* Collected data *
◆ ◆ ◆ ◆
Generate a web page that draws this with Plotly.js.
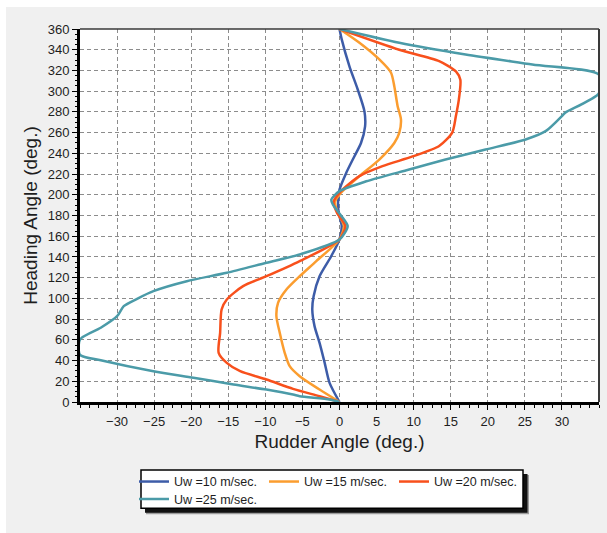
<!DOCTYPE html>
<html>
<head>
<meta charset="utf-8">
<script src="https://cdn.plot.ly/plotly-3.0.1.min.js"></script>
<style>
  html, body { margin: 0; padding: 0; background: #ffffff; }
  #chart { position: absolute; left: 6px; top: 7px; width: 601px; height: 526px; }
</style>
</head>
<body>
<div id="chart"></div>
<script>
// ---- data ----
const seriesNames = ['Uw =10 m/sec.', 'Uw =15 m/sec.', 'Uw =20 m/sec.', 'Uw =25 m/sec.'];
const seriesColors = ['#3d5ca8', '#fb9d2f', '#f8501c', '#4b9ba8'];

const heading10 = [0, 18.5, 37.8, 57, 73, 89, 102, 121.4, 140.7, 157, 170, 182, 192, 205, 221, 237, 250, 266, 280.7, 301.6, 324, 350, 360];
const rudder10  = [0, -1.34, -2.0, -2.69, -3.36, -3.67, -3.49, -2.69, -1.12, 0, 0.3, -0.1, -0.2, 0, 0.9, 2.0, 2.9, 3.45, 3.36, 2.46, 1.34, 0.3, 0];

const heading15 = [0, 12, 24.9, 34.6, 47.5, 66.8, 82.8, 95.7, 108.6, 121.4, 136, 157, 170, 182, 193, 202, 218, 234, 250, 259.8, 272.7, 285.5, 304.8, 317.8, 330.6, 346.7, 360];
const rudder15  = [0, -2.69, -5.37, -6.72, -7.39, -8.06, -8.51, -8.29, -7.16, -5.37, -3.13, 0, 0.6, -0.2, -0.6, 0.2, 2.69, 5.37, 7.39, 8.06, 8.29, 7.84, 7.39, 6.95, 5.37, 2.69, 0];

const heading20 = [0, 5.6, 12.7, 21.7, 29.7, 37.8, 47.5, 66.8, 89.3, 99, 111.8, 121.4, 136, 157, 170, 182, 193, 203.5, 218, 227.6, 237, 247, 260, 276, 292, 311, 319, 329, 340, 360];
const rudder20  = [0, -2.69, -6.27, -9.85, -13.4, -15.2, -16.3, -16.1, -15.9, -15.2, -13.0, -9.85, -5.37, 0, 0.8, -0.3, -0.8, 0.2, 2.69, 5.8, 9.85, 13.44, 15.2, 15.7, 16.1, 16.3, 15.7, 13.44, 8.06, 0];

const heading25 = [0, 2.4, 5.6, 7.2, 12, 16.9, 23.4, 29.7, 40.3, 45.5, 60.3, 71.6, 82.8, 92.5, 99.6, 107, 116.6, 124.7, 134.4, 142.4, 156.8, 169.7, 180, 190.6, 195.5, 203.5, 213, 224.4, 234, 243.7, 253.4, 261.4, 276, 279, 298, 316, 325.8, 335.4, 346.7, 360];
const rudder25  = [0, -1.34, -5.37, -6.27, -9.85, -14.3, -19.7, -25.1, -32.2, -35, -35, -32.2, -30, -29.1, -27.3, -25.1, -20.6, -15.2, -9.85, -5.37, 0, 1.1, 0.2, -0.9, -1.1, 0, 3.6, 9.4, 14.3, 19.7, 25.1, 27.8, 30, 30.4, 35, 35, 26, 17, 8.06, 0];

const xTickVals = [-30, -25, -20, -15, -10, -5, 0, 5, 10, 15, 20, 25, 30];
const yTickVals = [0, 20, 40, 60, 80, 100, 120, 140, 160, 180, 200, 220, 240, 260, 280, 300, 320, 340, 360];

const headings = [heading10, heading15, heading20, heading25];
const rudders  = [rudder10, rudder15, rudder20, rudder25];

const FONT = 'Liberation Sans, Arial, sans-serif';

const traces = seriesNames.map((name, i) => ({
  type: 'scatter',
  mode: 'lines',
  name: name,
  x: rudders[i],
  y: headings[i],
  line: { color: seriesColors[i], width: 2.5, shape: 'spline', smoothing: 0.7 },
  legend: i < 3 ? 'legend' : 'legend2',
  hoverinfo: 'skip'
}));

const px = 1 / 519, py = 1 / 373.5;

const layout = {
  width: 601, height: 526,
  margin: { l: 74, r: 8, t: 22, b: 130.5 },
  paper_bgcolor: '#f0f0f0',
  plot_bgcolor: '#ffffff',
  font: { family: FONT, size: 13, color: '#1e1e1e' },
  showlegend: true,
  xaxis: {
    range: [-35, 35],
    tickmode: 'array', tickvals: xTickVals,
    ticks: 'outside', ticklen: 5, tickcolor: '#000', tickwidth: 1,
    showline: true, linecolor: '#000', linewidth: 3,
    showgrid: true, gridcolor: '#8c8c8c', gridwidth: 1, griddash: '4px,3px',
    zeroline: false,
    minor: { dtick: 1.25, tick0: 0, ticks: 'outside', ticklen: 3, tickcolor: '#000', showgrid: false },
    tickfont: { size: 13, color: '#1e1e1e' },
    title: { text: 'Rudder Angle (deg.)', font: { size: 19, color: '#1e1e1e' }, standoff: 8 },
    fixedrange: true
  },
  yaxis: {
    range: [0, 360],
    tickmode: 'array', tickvals: yTickVals,
    ticks: 'outside', ticklen: 5, tickcolor: '#000', tickwidth: 1,
    showline: true, linecolor: '#000', linewidth: 3,
    showgrid: true, gridcolor: '#8c8c8c', gridwidth: 1, griddash: '4px,3px',
    zeroline: false,
    minor: { dtick: 5, tick0: 0, ticks: 'outside', ticklen: 2, tickcolor: '#000', showgrid: false },
    tickfont: { size: 13, color: '#1e1e1e' },
    title: { text: 'Heading Angle (deg.)', font: { size: 19, color: '#1e1e1e' }, standoff: 6 },
    fixedrange: true
  },
  legend: {
    orientation: 'h', xref: 'paper', yref: 'paper',
    x: 54 * px, xanchor: 'left', y: -65 * py, yanchor: 'top',
    bgcolor: 'rgba(0,0,0,0)', borderwidth: 0,
    entrywidth: 85, entrywidthmode: 'pixels',
    font: { family: FONT, size: 12.5, color: '#1e1e1e' }
  },
  legend2: {
    orientation: 'h', xref: 'paper', yref: 'paper',
    x: 54 * px, xanchor: 'left', y: -82.5 * py, yanchor: 'top',
    bgcolor: 'rgba(0,0,0,0)', borderwidth: 0,
    entrywidth: 85, entrywidthmode: 'pixels',
    font: { family: FONT, size: 12.5, color: '#1e1e1e' }
  },
  shapes: [
    // top & right frame of plot area
    { type: 'line', xref: 'paper', yref: 'paper', x0: 0, x1: 1, y0: 1, y1: 1, line: { color: '#3a3a3a', width: 1.5 }, layer: 'above' },
    { type: 'line', xref: 'paper', yref: 'paper', x0: 1, x1: 1, y0: 0, y1: 1, line: { color: '#3a3a3a', width: 2 }, layer: 'above' },
    // legend shadow
    { type: 'rect', xref: 'paper', yref: 'paper', x0: (141 - 80 + 5) * px, x1: (523 - 80 + 6) * px, y0: -(509 - 402.5 + 6) * py, y1: -(470.5 - 402.5 + 5) * py, fillcolor: 'rgba(0,0,0,0.35)', line: { width: 0 }, layer: 'above' },
    { type: 'rect', xref: 'paper', yref: 'paper', x0: (141 - 80 + 4) * px, x1: (523 - 80 + 4.5) * px, y0: -(509 - 402.5 + 4.5) * py, y1: -(470.5 - 402.5 + 4) * py, fillcolor: '#111111', line: { width: 0 }, layer: 'above' },
    // legend box
    { type: 'rect', xref: 'paper', yref: 'paper', x0: (141 - 80) * px, x1: (523 - 80) * px, y0: -(509 - 402.5) * py, y1: -(470.5 - 402.5) * py, fillcolor: '#ffffff', line: { color: '#000', width: 1.5 }, layer: 'above' }
  ]
};

Plotly.newPlot('chart', traces, layout, { displayModeBar: false, staticPlot: true });
</script>
</body>
</html>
◆ ◆ ◆ ◆
Copy each line above precisely, dropping the pictures.

* Solution *
Generate a web page that draws this with Plotly.js.
<!DOCTYPE html>
<html>
<head>
<meta charset="utf-8">
<script src="https://cdn.plot.ly/plotly-3.0.1.min.js"></script>
<style>
  html, body { margin: 0; padding: 0; background: #ffffff; }
  #chart { position: absolute; left: 6px; top: 7px; width: 601px; height: 526px; }
</style>
</head>
<body>
<div id="chart"></div>
<script>
// ---- data ----
const seriesNames = ['Uw =10 m/sec.', 'Uw =15 m/sec.', 'Uw =20 m/sec.', 'Uw =25 m/sec.'];
const seriesColors = ['#3d5ca8', '#fb9d2f', '#f8501c', '#4b9ba8'];

const heading10 = [0, 18.5, 37.8, 57, 73, 89, 102, 121.4, 140.7, 157, 170, 182, 192, 205, 221, 237, 250, 266, 280.7, 301.6, 324, 350, 360];
const rudder10  = [0, -1.34, -2.0, -2.69, -3.36, -3.67, -3.49, -2.69, -1.12, 0, 0.3, -0.1, -0.2, 0, 0.9, 2.0, 2.9, 3.45, 3.36, 2.46, 1.34, 0.3, 0];

const heading15 = [0, 12, 24.9, 34.6, 47.5, 66.8, 82.8, 95.7, 108.6, 121.4, 136, 157, 170, 182, 193, 202, 218, 234, 250, 259.8, 272.7, 285.5, 304.8, 317.8, 330.6, 346.7, 360];
const rudder15  = [0, -2.69, -5.37, -6.72, -7.39, -8.06, -8.51, -8.29, -7.16, -5.37, -3.13, 0, 0.6, -0.2, -0.6, 0.2, 2.69, 5.37, 7.39, 8.06, 8.29, 7.84, 7.39, 6.95, 5.37, 2.69, 0];

const heading20 = [0, 5.6, 12.7, 21.7, 29.7, 37.8, 47.5, 66.8, 89.3, 99, 111.8, 121.4, 136, 157, 170, 182, 193, 203.5, 218, 227.6, 237, 247, 260, 276, 292, 311, 319, 329, 340, 360];
const rudder20  = [0, -2.69, -6.27, -9.85, -13.4, -15.2, -16.3, -16.1, -15.9, -15.2, -13.0, -9.85, -5.37, 0, 0.8, -0.3, -0.8, 0.2, 2.69, 5.8, 9.85, 13.44, 15.2, 15.7, 16.1, 16.3, 15.7, 13.44, 8.06, 0];

const heading25 = [0, 2.4, 5.6, 7.2, 12, 16.9, 23.4, 29.7, 40.3, 45.5, 60.3, 71.6, 82.8, 92.5, 99.6, 107, 116.6, 124.7, 134.4, 142.4, 156.8, 169.7, 180, 190.6, 195.5, 203.5, 213, 224.4, 234, 243.7, 253.4, 261.4, 276, 279, 298, 316, 325.8, 335.4, 346.7, 360];
const rudder25  = [0, -1.34, -5.37, -6.27, -9.85, -14.3, -19.7, -25.1, -32.2, -35, -35, -32.2, -30, -29.1, -27.3, -25.1, -20.6, -15.2, -9.85, -5.37, 0, 1.1, 0.2, -0.9, -1.1, 0, 3.6, 9.4, 14.3, 19.7, 25.1, 27.8, 30, 30.4, 35, 35, 26, 17, 8.06, 0];

const xTickVals = [-30, -25, -20, -15, -10, -5, 0, 5, 10, 15, 20, 25, 30];
const yTickVals = [0, 20, 40, 60, 80, 100, 120, 140, 160, 180, 200, 220, 240, 260, 280, 300, 320, 340, 360];

const headings = [heading10, heading15, heading20, heading25];
const rudders  = [rudder10, rudder15, rudder20, rudder25];

const FONT = 'Liberation Sans, Arial, sans-serif';

const traces = seriesNames.map((name, i) => ({
  type: 'scatter',
  mode: 'lines',
  name: name,
  x: rudders[i],
  y: headings[i],
  line: { color: seriesColors[i], width: 2.5, shape: 'spline', smoothing: 0.7 },
  legend: i < 3 ? 'legend' : 'legend2',
  hoverinfo: 'skip'
}));

const px = 1 / 519, py = 1 / 373.5;

const layout = {
  width: 601, height: 526,
  margin: { l: 74, r: 8, t: 22, b: 130.5 },
  paper_bgcolor: '#f0f0f0',
  plot_bgcolor: '#ffffff',
  font: { family: FONT, size: 13, color: '#1e1e1e' },
  showlegend: true,
  xaxis: {
    range: [-35, 35],
    tickmode: 'array', tickvals: xTickVals,
    ticks: 'outside', ticklen: 5, tickcolor: '#000', tickwidth: 1,
    showline: true, linecolor: '#000', linewidth: 3,
    showgrid: true, gridcolor: '#8c8c8c', gridwidth: 1, griddash: '4px,3px',
    zeroline: false,
    minor: { dtick: 1.25, tick0: 0, ticks: 'outside', ticklen: 3, tickcolor: '#000', showgrid: false },
    tickfont: { size: 13, color: '#1e1e1e' },
    title: { text: 'Rudder Angle (deg.)', font: { size: 19, color: '#1e1e1e' }, standoff: 8 },
    fixedrange: true
  },
  yaxis: {
    range: [0, 360],
    tickmode: 'array', tickvals: yTickVals,
    ticks: 'outside', ticklen: 5, tickcolor: '#000', tickwidth: 1,
    showline: true, linecolor: '#000', linewidth: 3,
    showgrid: true, gridcolor: '#8c8c8c', gridwidth: 1, griddash: '4px,3px',
    zeroline: false,
    minor: { dtick: 5, tick0: 0, ticks: 'outside', ticklen: 2, tickcolor: '#000', showgrid: false },
    tickfont: { size: 13, color: '#1e1e1e' },
    title: { text: 'Heading Angle (deg.)', font: { size: 19, color: '#1e1e1e' }, standoff: 6 },
    fixedrange: true
  },
  legend: {
    orientation: 'h', xref: 'paper', yref: 'paper',
    x: 54 * px, xanchor: 'left', y: -65 * py, yanchor: 'top',
    bgcolor: 'rgba(0,0,0,0)', borderwidth: 0,
    entrywidth: 85, entrywidthmode: 'pixels',
    font: { family: FONT, size: 12.5, color: '#1e1e1e' }
  },
  legend2: {
    orientation: 'h', xref: 'paper', yref: 'paper',
    x: 54 * px, xanchor: 'left', y: -82.5 * py, yanchor: 'top',
    bgcolor: 'rgba(0,0,0,0)', borderwidth: 0,
    entrywidth: 85, entrywidthmode: 'pixels',
    font: { family: FONT, size: 12.5, color: '#1e1e1e' }
  },
  shapes: [
    // top & right frame of plot area
    { type: 'line', xref: 'paper', yref: 'paper', x0: 0, x1: 1, y0: 1, y1: 1, line: { color: '#3a3a3a', width: 1.5 }, layer: 'above' },
    { type: 'line', xref: 'paper', yref: 'paper', x0: 1, x1: 1, y0: 0, y1: 1, line: { color: '#3a3a3a', width: 2 }, layer: 'above' },
    // legend shadow
    { type: 'rect', xref: 'paper', yref: 'paper', x0: (141 - 80 + 5) * px, x1: (523 - 80 + 6) * px, y0: -(509 - 402.5 + 6) * py, y1: -(470.5 - 402.5 + 5) * py, fillcolor: 'rgba(0,0,0,0.35)', line: { width: 0 }, layer: 'above' },
    { type: 'rect', xref: 'paper', yref: 'paper', x0: (141 - 80 + 4) * px, x1: (523 - 80 + 4.5) * px, y0: -(509 - 402.5 + 4.5) * py, y1: -(470.5 - 402.5 + 4) * py, fillcolor: '#111111', line: { width: 0 }, layer: 'above' },
    // legend box
    { type: 'rect', xref: 'paper', yref: 'paper', x0: (141 - 80) * px, x1: (523 - 80) * px, y0: -(509 - 402.5) * py, y1: -(470.5 - 402.5) * py, fillcolor: '#ffffff', line: { color: '#000', width: 1.5 }, layer: 'above' }
  ]
};

Plotly.newPlot('chart', traces, layout, { displayModeBar: false, staticPlot: true });
</script>
</body>
</html>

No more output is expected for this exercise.